> **The request**
Count the lines below that contain the word "image", and report only that number.

> **Collected data**
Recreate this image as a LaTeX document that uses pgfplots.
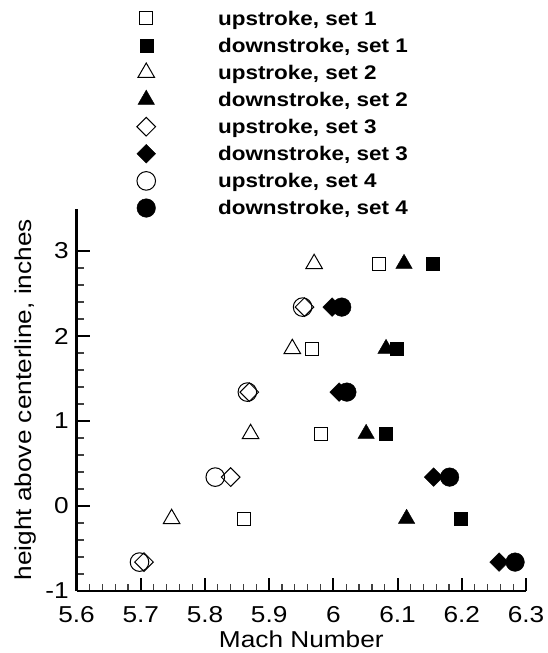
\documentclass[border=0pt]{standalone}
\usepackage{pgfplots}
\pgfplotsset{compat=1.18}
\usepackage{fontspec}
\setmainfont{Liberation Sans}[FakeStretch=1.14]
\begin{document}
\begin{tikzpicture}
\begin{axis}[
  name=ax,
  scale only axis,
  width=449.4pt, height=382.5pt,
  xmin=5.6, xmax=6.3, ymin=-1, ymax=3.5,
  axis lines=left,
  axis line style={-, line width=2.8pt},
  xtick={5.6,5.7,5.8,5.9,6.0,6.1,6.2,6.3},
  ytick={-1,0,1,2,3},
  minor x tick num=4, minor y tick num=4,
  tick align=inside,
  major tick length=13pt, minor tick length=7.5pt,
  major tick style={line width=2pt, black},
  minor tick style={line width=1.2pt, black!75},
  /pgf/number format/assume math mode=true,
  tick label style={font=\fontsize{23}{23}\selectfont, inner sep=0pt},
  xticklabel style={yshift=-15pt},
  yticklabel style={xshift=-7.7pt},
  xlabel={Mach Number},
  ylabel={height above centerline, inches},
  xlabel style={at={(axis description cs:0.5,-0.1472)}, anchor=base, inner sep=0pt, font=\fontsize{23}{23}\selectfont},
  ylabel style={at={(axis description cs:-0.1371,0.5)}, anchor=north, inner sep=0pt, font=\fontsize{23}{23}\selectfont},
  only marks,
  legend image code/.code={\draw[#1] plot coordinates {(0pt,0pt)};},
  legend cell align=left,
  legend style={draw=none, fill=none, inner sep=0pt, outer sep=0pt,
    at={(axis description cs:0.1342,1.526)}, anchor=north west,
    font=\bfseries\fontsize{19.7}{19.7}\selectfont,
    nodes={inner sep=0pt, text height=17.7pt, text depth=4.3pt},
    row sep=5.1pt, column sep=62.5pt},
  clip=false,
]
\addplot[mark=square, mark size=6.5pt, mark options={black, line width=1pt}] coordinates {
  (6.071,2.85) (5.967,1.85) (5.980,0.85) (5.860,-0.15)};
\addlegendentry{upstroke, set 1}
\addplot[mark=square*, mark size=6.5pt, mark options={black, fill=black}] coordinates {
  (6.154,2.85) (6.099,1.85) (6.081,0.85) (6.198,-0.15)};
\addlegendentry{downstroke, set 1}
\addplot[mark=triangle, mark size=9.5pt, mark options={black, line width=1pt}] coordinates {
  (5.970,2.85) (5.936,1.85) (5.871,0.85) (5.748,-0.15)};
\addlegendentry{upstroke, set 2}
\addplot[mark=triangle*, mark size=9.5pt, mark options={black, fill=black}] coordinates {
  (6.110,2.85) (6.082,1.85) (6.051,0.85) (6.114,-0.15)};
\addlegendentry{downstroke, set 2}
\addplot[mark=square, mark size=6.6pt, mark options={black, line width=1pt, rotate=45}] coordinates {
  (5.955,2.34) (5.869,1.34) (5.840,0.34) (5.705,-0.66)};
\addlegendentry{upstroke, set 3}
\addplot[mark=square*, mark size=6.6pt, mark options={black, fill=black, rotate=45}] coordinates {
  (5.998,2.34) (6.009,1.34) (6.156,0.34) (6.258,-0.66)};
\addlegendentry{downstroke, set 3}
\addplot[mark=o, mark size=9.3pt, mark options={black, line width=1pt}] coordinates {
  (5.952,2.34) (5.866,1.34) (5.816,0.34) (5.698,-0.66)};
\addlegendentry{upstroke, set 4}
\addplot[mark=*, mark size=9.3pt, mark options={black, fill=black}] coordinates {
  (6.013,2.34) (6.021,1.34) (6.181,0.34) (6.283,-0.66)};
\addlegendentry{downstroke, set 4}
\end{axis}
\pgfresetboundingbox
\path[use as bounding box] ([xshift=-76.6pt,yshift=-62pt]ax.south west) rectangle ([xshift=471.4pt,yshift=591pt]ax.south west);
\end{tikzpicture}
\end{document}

> **The completed task**
2